While it’s true that there is a 4 hour minimum for a work call, it’s NOT true that it would be at overtime rate. Also, there’s no reason the stagehand couldn’t do some other task, within the scope of work, if his employer needs him to do something. If the employer has nothing to be done, then of course the stagehand would be standing by. What else would he (or any other employee in any other field) be doing in a simar situation?
And, as always, no employer was coerced into signing a contract. Obviously some employers want to retain a trained, skilled, reliable workforce.
Unions are, of course, good and bad. They are good inasmuch as they facilitate a voluntary means for people to get together to protect themselves. They are bad inasmuch as they force things upon their constituents. I think that they often fill a vital role without which we’d be screwed. Unfortunately, they get corrupted and do great evil too. We need the right to have unions around and they should be allowed to operate freely, BUT the right not to participate in them must be present so that when particular unions turn hideous as they often do they don’t have a totalitarian strangle-hold on any workers within or without their ranks.
I’m sorry that I misstated by saying it was overtime when it is not overtime, other than that, it’s correct, right? If the show only needs a couple of folding chairs moved for rehearsal, it’s a 4 hour call, and the IATSE member is going to be “standing by” in the break room watching TV for 3 hrs 50 min, just in case there’s a folding chair malfunction.
What else would he be doing? He’d be watching TV at home, unpaid, and one of the Stage Managers or someone else who needs to be there can take out the 2 folding chairs.
If he has other work to do, then he’s not there to move the chairs, he’s there for the other work, and he’ll move the chairs because he just happens to be at the theater during rehearsal.
The thing is, unions kind of need that stranglehold to have any sort of traction on management. If unions do not cover the whole of the worker force, then any strike by the unions is a non-issue, and management can simply hire scabs to do the job. And there’ll always be plenty of scabs and workers desperate for money enough to do any job. Since the threat of a strike is all unions have to make themselves heard, you could see how this could be a problem for them.
In theory, letting the workers decide whether or not they want to be part of the union, or whether they want to take part in this or that action on an individual basis would indeed be better, principle-wise.
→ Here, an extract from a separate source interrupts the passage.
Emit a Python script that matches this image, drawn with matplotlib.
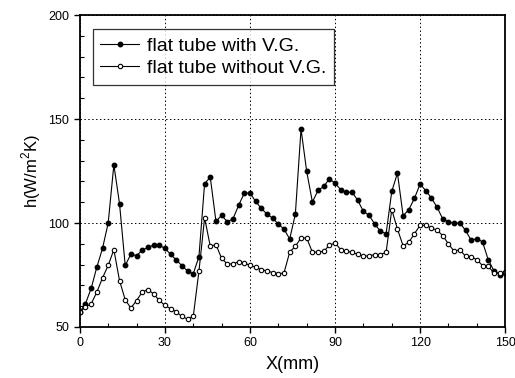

In practice, individualists such as myself who simply refuse to be part of the union and do their own thing based on their own decisions are a strict power sieve. Not only that, but when those individualists do have something to oppose or fight against they’re usually coming to the unions for help anyway, since protesting on your lonesome is sort of ineffective. So most often these guys simply want all the benefits of being in a union, but none of the drawbacks. Once again, you can see how union members would look down on that sort of thing.
The system still works and isn’t oppressive as long as the union bosses are neither assholes nor corrupt. The workers hold a modicum of control over the former since union bosses are elected (or can defect and form their own competing union). And for the latter, what are you gonna do ? Any corrupt entity is crap, whether it’s management, unions, police, government, religion. It’s no argument against any of those social constructs.
Wait, if you (the manager of the show) don’t belong to a union, how can the union rules dictate anything to you? What’s to stop you from personally opening up the two folding chairs yourself?
Yep. We had that at my workplace earlier in the Spring. A new employee declined to join the union and then blew a gasket when we declined to pursue a grievance for her.